TS'un en büyük artısı aklı başında bir başkanlarının olması. Adam şunu iyi anlamış: 32 yıldır şampiyonluk için yola çıkan ve hezimete uğrayan bir takımları var. Şampiyon olabilmek için altyapıya dönecekleri yerde FB'yi örnek alarak transfer çılgınlığına düşerek bir yere varamayacaklarını görmüş. Onun için yıllar sonra ilk kez hedef olarak şampiyonluğu koymadı. Ersun Yanal'ı teknik direktörlüğe getirdi ve gelecek yıllar için bir yatırım yaptı. İyi oyuncular almalarına rağmen beklentileri aşağıda tutmaya çalışıyorlar. Ve Bursa'dan aldıkları yenilgi ayaklarının yere daha sağlam basmalarına neden oldu. Bu yıl değil, gelecek yıllarda daha ciddi şampiyonluk adayı olabilirler.

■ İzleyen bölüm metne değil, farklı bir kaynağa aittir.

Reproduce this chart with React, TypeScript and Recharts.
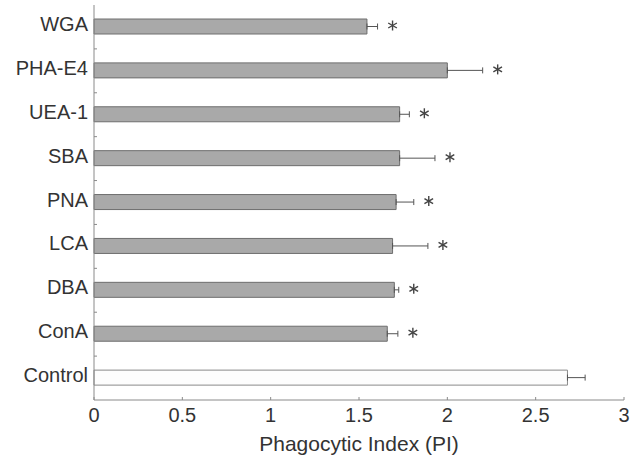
import React from 'react';
import { BarChart, Bar, XAxis, YAxis, ErrorBar, Cell, LabelList } from 'recharts';

const CATEGORIES = ['WGA', 'PHA-E4', 'UEA-1', 'SBA', 'PNA', 'LCA', 'DBA', 'ConA', 'Control'];
const MEANS = [1.545, 2.0, 1.73, 1.73, 1.71, 1.69, 1.7, 1.66, 2.68];
const ERRORS = [0.06, 0.2, 0.055, 0.2, 0.1, 0.2, 0.025, 0.06, 0.1];
const SIGNIFICANT = [true, true, true, true, true, true, true, true, false];
const X_TICKS = [0, 0.5, 1, 1.5, 2, 2.5, 3];

const data = CATEGORIES.map((name, i) => ({
  name,
  pi: MEANS[i],
  err: [0, ERRORS[i]],
  sig: SIGNIFICANT[i],
}));

const FONT = '"Liberation Sans", Arial, Helvetica, sans-serif';
const AXIS_COLOR = '#8a8a8a';
const TEXT_COLOR = '#333';

const XTick = (props: any) => {
  const { x, y, payload } = props;
  return (
    <g>
      <line x1={x} x2={x} y1={y} y2={y - 3} stroke={AXIS_COLOR} />
      <text x={x} y={y + 22} textAnchor="middle" fontSize={20} fill={TEXT_COLOR} fontFamily={FONT}>
        {payload.value}
      </text>
    </g>
  );
};

// labels sit on band centres, tick marks on the boundaries between bands
const YTick = (props: any) => {
  const { x, y, payload, index } = props;
  const half = payload.offset || 22;
  return (
    <g>
      {index > 0 && <line x1={x} x2={x + 3} y1={y - half} y2={y - half} stroke={AXIS_COLOR} />}
      <text x={x - 6} y={y + 4} textAnchor="end" fontSize={20} fill={TEXT_COLOR} fontFamily={FONT}>
        {payload.value}
      </text>
    </g>
  );
};

const Star = (props: any) => {
  const { x, y, width, height, index } = props;
  const d = data[index];
  if (!d || !d.sig) return null;
  const end = x + (width * (d.pi + d.err[1])) / d.pi;
  const cx = end + 15;
  const cy = y + height / 2 - 1;
  const r = 5;
  const arms = [90, 30, 150].map((deg) => {
    const a = (deg * Math.PI) / 180;
    return (
      <line
        key={deg}
        x1={cx - r * Math.cos(a)}
        y1={cy - r * Math.sin(a)}
        x2={cx + r * Math.cos(a)}
        y2={cy + r * Math.sin(a)}
        stroke="#444"
        strokeWidth={1.4}
      />
    );
  });
  return <g>{arms}</g>;
};

export default function App() {
  return (
    <div style={{ position: 'absolute', left: 0, top: 0, background: '#fff' }}>
      <BarChart
        width={644}
        height={455}
        data={data}
        layout="vertical"
        margin={{ top: 5, right: 20, left: 0, bottom: 0 }}
      >
        <XAxis
          type="number"
          domain={[0, 3]}
          ticks={X_TICKS}
          height={55}
          tickSize={0}
          tickMargin={0}
          stroke={AXIS_COLOR}
          tick={<XTick />}
          label={{
            value: 'Phagocytic Index (PI)',
            position: 'insideBottom',
            offset: 4,
            fontSize: 21,
            fill: TEXT_COLOR,
            fontFamily: FONT,
          }}
        />
        <YAxis
          type="category"
          dataKey="name"
          width={94}
          tickSize={0}
          tickMargin={0}
          stroke={AXIS_COLOR}
          tick={<YTick />}
          interval={0}
        />
        <Bar dataKey="pi" barSize={15} isAnimationActive={false}>
          {data.map((d) => (
            <Cell
              key={d.name}
              fill={d.sig ? '#a9a9a9' : '#fdfdfd'}
              stroke={d.sig ? '#6e6e6e' : '#8a8a8a'}
              strokeWidth={1}
            />
          ))}
          <ErrorBar dataKey="err" direction="x" width={3} stroke="#555" strokeWidth={1} />
          <LabelList dataKey="pi" content={<Star />} />
        </Bar>
      </BarChart>
    </div>
  );
}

Bu analizlerden çıkan sonuç: Önümüzdeki yıl en büyük şampiyonluk adayı GS'dır. Bruma ve Sinan ile dinamik kanatlara sahip bir forvetimiz var. Oraya yapılacak en akıllıca iki transferden birisi olan Eren Derdiyok transfer edildi. Eren trasferinin diğer bir yönü de, bu oyuncuyu BJK'ye kaptırarak onların güçlenmelerinin engellenmesi oldu. Herkesin nedense karşı çıktığı ve çok para verildiğini söylediği Serdar Aziz transferinin de böyle bir tarafı var. Ayrıca elimizdeki defans oyuncuları yeterli olsaydı, Muslera geçen sezon 46 gol yemezdi. Yetersizlerdi ve Serdar iyi bir transfer. Ayrıca Bursa'ya gönderilen üç oyuncunun da zaten takımda yeri olmayan oyuncular oldukları da bir gerçek. Şimdi, özellikle Süper Kupa'dan sonra görüldü ki Tolga iyi bir oyuncu, fakat yeterli değil. Hala takım bir "Melo" arıyor. Bulamazsa bizim için de lig zor geçer. Keşke yönetim Riekerink kararında olduğu gibi, aklın yolu bir deyip Melo'yu geri getirme yolunu seçse. Görünen o ki, Diarra gelmeyecek. Tiote, müzmin sakat. Delany veya Johanssen alınamadı. Leiva, iyi ki olmadı. Zira o da Tolga kadar faydalı olabilirdi. Yani o bölgeye bir sertlik katamazdı. Oysa önlibero bölgesine sert bir oyuncu lazım. Ben olsam, hiç maceraya girmeden gidip Melo'yu alıp gelirdim.
Forvette ise bir oyuncu daha lazım. Elinizde Bruma ve Sinan gibi diklemesine giden iki kanat oyuncunuz varken yine diklemesine oynayabilen; çalımla adam geçebilen, şutu olan, fizik olarak güçlü bir oyuncu alınması gerekiyor. Bu oyuncu da Niasse'dir. Adam GS'a gelmek isterken ve Everton da kadro dışı bırakmışken bu oyuncu alınmalı. Yada onun özelliklerine sahip başka bir oyuncu. Mesela Ahmet Musa olabilirdi. "Olabilirdi" diyorum, zira adam Basel'e gitti.
Bu eksiklikler de giderilirse gelecek sezon için bir numaralı şampiyonluk adayı GS'dır. Yeter ki taraftar tribünleri doldursun. Yeter ki oyuncularına ve teknik ekibe güvensinler. Yeter ki hakemler yönetimlerinde biraz vasatın üzerine çıkabilsinler. Yeter ki herkes ligin uzun bir maraton olduğunu; her şeyin bir telafisinin olduğunu unutmayalım. Yeter ki "biz istiyorsak, başkası isteyemez" diyelim ve gerçek tek büyük takımın Galatasaray olduğunu hatırımızdan çıkarmayalım.